* Start *
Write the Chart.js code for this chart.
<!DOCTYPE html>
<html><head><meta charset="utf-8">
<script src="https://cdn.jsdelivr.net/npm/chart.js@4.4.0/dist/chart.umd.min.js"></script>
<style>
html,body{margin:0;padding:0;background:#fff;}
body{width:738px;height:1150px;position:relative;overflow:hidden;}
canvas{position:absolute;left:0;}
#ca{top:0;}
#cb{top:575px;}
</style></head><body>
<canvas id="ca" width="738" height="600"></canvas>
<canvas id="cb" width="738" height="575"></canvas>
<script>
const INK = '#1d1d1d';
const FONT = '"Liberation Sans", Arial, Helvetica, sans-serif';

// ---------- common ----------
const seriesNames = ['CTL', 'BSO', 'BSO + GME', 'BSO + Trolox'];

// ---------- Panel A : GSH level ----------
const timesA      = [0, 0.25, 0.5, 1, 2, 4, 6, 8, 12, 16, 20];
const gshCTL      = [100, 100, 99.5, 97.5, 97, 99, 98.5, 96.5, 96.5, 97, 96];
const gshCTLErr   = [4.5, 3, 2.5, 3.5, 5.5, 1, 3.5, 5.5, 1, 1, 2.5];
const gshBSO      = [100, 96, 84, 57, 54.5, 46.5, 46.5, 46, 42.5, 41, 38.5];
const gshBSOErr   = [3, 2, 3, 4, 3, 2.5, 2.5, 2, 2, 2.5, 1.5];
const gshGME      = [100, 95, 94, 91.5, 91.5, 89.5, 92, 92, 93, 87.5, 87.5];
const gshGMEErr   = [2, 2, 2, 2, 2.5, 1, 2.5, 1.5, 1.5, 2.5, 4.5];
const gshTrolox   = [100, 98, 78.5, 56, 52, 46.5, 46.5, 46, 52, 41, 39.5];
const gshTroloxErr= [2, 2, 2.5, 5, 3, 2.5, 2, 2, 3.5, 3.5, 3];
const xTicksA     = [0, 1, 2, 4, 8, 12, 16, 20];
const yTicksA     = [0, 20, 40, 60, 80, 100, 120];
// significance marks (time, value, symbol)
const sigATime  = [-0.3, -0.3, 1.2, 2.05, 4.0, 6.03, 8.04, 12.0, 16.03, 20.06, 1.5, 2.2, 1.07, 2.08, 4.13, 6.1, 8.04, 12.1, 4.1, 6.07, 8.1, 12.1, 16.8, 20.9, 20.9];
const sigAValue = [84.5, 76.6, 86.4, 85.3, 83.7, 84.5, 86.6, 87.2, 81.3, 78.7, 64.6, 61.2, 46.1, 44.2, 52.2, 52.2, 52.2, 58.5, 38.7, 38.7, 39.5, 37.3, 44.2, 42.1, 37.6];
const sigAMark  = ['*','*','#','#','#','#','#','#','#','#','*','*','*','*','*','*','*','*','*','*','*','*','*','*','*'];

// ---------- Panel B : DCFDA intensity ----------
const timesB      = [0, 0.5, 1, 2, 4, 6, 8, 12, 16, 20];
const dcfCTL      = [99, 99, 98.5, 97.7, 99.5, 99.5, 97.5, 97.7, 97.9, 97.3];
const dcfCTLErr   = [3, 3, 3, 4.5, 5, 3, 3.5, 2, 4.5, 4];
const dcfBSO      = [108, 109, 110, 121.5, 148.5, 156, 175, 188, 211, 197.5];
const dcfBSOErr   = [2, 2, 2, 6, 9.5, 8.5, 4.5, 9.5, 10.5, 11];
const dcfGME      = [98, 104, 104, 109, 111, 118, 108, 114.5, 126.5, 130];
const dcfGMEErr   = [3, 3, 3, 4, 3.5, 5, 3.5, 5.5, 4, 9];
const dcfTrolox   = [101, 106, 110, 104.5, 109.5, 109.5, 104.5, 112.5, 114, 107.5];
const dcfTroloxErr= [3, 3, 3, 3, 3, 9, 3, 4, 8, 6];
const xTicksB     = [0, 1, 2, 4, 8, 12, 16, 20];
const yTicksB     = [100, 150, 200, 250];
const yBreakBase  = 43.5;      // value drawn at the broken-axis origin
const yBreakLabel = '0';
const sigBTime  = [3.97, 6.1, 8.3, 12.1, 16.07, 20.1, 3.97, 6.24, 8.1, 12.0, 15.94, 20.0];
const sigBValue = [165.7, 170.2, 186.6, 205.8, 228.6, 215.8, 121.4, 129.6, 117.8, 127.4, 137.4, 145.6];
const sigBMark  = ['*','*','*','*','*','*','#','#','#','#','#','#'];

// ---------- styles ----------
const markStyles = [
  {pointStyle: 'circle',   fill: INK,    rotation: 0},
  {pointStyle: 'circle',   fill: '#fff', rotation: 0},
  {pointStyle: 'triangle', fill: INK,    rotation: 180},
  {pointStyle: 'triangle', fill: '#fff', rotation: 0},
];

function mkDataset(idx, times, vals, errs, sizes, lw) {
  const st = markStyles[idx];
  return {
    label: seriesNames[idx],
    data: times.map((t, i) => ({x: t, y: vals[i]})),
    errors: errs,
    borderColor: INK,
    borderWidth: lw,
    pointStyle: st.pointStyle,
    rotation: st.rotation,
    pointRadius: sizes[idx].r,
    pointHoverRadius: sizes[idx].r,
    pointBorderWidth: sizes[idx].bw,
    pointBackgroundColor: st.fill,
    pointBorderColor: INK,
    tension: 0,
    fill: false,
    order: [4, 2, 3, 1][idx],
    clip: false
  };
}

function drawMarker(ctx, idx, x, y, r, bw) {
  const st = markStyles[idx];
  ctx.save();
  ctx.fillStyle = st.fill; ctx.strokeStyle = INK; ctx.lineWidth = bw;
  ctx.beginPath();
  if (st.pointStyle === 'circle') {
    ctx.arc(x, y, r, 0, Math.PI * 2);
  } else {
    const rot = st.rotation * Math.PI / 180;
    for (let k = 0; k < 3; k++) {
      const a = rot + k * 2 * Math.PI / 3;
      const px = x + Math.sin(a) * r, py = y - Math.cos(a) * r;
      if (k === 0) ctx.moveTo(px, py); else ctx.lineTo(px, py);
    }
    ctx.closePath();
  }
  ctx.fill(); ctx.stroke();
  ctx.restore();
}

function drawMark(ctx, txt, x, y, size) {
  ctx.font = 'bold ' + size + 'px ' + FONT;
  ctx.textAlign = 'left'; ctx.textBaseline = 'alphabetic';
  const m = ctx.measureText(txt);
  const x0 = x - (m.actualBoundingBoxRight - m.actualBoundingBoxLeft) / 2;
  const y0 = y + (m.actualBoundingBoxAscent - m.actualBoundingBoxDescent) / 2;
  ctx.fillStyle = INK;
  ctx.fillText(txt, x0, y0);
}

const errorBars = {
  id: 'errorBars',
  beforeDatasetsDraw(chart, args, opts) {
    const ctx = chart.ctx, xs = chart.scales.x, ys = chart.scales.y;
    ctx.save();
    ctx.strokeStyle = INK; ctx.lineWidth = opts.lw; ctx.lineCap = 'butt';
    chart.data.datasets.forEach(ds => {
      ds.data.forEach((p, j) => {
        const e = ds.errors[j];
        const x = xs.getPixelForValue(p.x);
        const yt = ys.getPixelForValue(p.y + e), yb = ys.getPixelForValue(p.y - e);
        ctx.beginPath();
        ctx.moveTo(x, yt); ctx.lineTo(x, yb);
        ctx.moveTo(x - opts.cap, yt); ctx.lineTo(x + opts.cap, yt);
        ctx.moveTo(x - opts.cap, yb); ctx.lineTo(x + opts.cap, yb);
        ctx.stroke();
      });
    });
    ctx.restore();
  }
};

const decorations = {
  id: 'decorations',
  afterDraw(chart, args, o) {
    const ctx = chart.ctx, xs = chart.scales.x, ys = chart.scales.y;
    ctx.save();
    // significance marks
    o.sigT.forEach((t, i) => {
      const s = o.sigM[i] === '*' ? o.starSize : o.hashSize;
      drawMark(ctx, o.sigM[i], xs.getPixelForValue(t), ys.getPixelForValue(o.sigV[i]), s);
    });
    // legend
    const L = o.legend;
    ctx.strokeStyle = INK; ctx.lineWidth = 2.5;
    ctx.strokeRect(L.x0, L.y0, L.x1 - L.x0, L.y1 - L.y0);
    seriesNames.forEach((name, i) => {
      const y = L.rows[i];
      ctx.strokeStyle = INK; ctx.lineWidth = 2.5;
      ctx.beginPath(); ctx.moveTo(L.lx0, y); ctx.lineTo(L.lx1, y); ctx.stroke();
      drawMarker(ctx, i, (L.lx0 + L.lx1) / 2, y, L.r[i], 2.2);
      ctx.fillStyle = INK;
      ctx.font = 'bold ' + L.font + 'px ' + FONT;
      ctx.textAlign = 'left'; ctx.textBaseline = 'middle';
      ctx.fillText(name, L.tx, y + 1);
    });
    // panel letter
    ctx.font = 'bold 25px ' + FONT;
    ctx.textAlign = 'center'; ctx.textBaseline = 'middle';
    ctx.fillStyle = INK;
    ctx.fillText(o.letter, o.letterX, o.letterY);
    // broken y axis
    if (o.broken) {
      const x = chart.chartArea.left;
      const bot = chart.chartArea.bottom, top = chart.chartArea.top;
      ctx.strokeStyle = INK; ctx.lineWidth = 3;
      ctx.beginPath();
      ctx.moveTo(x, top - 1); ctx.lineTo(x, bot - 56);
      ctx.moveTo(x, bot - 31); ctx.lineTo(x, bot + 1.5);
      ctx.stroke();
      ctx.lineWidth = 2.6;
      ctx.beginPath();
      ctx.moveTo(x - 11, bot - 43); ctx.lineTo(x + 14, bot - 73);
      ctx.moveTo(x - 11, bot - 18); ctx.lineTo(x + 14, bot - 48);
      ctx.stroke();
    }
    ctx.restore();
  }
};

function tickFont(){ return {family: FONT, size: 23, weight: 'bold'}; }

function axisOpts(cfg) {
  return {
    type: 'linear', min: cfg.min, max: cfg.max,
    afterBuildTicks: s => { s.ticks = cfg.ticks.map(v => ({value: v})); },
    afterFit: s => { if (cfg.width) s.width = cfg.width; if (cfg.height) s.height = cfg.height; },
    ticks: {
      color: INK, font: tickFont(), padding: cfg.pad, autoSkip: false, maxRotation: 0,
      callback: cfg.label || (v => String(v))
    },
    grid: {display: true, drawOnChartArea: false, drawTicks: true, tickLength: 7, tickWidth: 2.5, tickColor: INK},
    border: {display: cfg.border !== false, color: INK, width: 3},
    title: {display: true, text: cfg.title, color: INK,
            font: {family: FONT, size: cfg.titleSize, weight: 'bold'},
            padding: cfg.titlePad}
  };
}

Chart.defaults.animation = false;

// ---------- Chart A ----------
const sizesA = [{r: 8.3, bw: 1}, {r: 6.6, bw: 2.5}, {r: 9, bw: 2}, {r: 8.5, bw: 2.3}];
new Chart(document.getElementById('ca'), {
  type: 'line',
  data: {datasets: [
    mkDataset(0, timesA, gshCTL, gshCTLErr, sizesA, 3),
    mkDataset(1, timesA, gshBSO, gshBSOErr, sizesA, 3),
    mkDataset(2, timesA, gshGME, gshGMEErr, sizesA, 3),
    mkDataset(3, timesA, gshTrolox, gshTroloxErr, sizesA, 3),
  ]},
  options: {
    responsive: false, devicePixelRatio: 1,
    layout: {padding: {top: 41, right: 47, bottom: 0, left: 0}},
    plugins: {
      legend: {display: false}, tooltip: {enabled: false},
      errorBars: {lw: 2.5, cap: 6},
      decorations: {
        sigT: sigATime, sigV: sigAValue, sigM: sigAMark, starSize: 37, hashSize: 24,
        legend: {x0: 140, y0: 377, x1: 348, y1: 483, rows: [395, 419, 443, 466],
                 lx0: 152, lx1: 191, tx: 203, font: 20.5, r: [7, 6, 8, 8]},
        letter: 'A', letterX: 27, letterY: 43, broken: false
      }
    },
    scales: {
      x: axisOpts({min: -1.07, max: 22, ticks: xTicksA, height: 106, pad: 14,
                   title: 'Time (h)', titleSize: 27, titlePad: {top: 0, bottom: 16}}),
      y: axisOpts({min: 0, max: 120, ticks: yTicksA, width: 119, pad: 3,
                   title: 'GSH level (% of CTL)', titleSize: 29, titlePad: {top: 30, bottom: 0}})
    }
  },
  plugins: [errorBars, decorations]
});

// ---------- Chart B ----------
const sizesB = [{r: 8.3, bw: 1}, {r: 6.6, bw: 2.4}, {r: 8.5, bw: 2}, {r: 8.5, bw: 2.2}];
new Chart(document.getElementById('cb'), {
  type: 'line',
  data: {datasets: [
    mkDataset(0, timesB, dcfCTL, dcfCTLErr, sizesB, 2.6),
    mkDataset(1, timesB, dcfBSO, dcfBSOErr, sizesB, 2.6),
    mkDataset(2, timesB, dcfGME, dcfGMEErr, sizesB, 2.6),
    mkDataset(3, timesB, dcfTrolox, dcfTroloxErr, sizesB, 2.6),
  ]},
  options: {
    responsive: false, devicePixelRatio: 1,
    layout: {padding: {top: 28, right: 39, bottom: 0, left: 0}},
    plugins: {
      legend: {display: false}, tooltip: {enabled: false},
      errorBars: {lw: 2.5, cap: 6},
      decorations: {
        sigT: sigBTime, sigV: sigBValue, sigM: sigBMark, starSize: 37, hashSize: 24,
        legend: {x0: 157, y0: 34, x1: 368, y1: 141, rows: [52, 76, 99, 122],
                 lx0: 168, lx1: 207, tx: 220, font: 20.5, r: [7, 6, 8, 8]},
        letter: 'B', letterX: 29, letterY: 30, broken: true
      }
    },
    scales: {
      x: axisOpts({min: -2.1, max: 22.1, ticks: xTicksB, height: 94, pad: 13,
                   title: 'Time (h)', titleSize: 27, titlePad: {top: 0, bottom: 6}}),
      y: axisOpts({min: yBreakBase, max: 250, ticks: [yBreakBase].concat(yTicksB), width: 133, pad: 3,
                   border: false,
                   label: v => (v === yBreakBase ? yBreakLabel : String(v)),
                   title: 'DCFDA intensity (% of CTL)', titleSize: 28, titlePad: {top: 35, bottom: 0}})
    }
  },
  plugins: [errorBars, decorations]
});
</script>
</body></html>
* End *
WHAT THE TASK ASKS: Quote exactly the opening line of the material above and every line after it, up to and including the line that contains "const seriesNames = ['CTL', 'BSO', 'BSO".

TASK OUTPUT:
Write the Chart.js code for this chart.
<!DOCTYPE html>
<html><head><meta charset="utf-8">
<script src="https://cdn.jsdelivr.net/npm/chart.js@4.4.0/dist/chart.umd.min.js"></script>
<style>
html,body{margin:0;padding:0;background:#fff;}
body{width:738px;height:1150px;position:relative;overflow:hidden;}
canvas{position:absolute;left:0;}
#ca{top:0;}
#cb{top:575px;}
</style></head><body>
<canvas id="ca" width="738" height="600"></canvas>
<canvas id="cb" width="738" height="575"></canvas>
<script>
const INK = '#1d1d1d';
const FONT = '"Liberation Sans", Arial, Helvetica, sans-serif';

// ---------- common ----------
const seriesNames = ['CTL', 'BSO', 'BSO + GME', 'BSO + Trolox'];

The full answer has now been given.